Excerpted records:
# # #

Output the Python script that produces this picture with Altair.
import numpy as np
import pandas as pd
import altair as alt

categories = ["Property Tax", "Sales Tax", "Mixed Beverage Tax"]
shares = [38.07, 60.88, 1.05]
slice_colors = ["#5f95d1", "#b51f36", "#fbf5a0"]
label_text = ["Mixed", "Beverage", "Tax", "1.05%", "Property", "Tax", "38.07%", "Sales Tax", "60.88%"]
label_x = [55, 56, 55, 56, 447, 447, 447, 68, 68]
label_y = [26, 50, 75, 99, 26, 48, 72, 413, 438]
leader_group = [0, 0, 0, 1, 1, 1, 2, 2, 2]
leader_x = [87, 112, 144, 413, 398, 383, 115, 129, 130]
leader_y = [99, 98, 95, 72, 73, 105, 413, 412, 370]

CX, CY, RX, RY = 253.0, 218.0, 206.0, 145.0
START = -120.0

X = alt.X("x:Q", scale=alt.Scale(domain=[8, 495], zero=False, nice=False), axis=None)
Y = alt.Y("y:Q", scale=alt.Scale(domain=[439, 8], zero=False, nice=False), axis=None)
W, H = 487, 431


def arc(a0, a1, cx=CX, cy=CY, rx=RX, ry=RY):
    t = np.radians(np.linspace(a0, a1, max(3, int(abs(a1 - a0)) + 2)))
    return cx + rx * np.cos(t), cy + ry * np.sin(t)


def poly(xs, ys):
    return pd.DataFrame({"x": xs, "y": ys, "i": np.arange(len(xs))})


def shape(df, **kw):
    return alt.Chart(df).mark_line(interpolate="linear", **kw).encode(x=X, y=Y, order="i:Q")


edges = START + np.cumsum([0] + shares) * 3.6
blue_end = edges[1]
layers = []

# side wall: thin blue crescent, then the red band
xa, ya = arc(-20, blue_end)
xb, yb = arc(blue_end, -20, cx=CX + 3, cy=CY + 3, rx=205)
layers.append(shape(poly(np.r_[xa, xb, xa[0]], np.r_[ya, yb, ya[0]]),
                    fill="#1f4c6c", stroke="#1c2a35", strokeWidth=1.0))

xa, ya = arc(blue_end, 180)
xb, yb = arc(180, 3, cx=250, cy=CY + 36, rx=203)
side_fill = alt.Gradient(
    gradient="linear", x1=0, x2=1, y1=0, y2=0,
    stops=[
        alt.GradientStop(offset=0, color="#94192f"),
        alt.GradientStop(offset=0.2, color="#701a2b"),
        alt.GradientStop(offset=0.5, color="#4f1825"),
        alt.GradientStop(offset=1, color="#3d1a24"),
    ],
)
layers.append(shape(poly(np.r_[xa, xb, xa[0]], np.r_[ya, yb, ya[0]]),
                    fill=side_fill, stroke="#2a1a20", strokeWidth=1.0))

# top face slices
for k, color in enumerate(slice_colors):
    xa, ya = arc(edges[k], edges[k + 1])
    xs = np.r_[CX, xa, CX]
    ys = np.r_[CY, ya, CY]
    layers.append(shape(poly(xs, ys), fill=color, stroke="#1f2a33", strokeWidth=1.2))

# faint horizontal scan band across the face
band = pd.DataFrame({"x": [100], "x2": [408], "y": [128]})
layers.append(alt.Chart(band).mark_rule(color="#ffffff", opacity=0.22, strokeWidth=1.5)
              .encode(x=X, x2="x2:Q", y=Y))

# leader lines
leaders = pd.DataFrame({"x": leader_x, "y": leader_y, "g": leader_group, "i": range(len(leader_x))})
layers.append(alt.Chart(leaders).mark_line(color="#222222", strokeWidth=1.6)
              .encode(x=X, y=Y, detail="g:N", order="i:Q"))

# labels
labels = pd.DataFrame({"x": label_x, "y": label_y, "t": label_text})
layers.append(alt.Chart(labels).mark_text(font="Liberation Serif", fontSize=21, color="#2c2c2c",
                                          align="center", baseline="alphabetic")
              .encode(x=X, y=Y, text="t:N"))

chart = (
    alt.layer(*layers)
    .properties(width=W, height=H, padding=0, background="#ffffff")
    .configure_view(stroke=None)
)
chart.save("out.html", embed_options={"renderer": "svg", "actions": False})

# # #

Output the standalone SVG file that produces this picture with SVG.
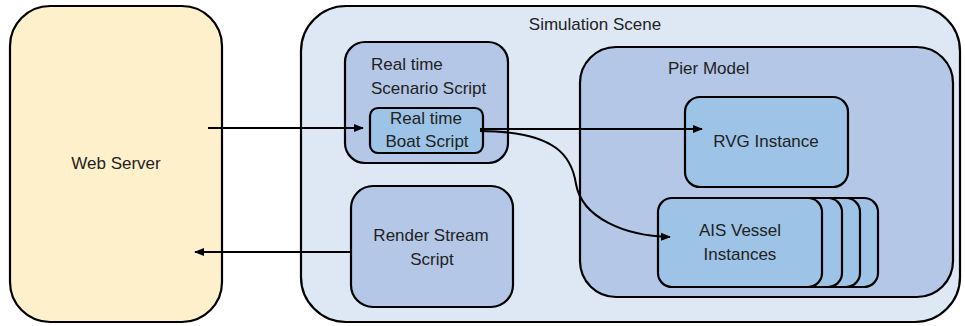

# # #

Your goal: Retype exactly the lines above, from the one with "Output the Python" through the one with "import altair as alt", inclusive.

Expected answer:
Output the Python script that produces this picture with Altair.
import numpy as np
import pandas as pd
import altair as alt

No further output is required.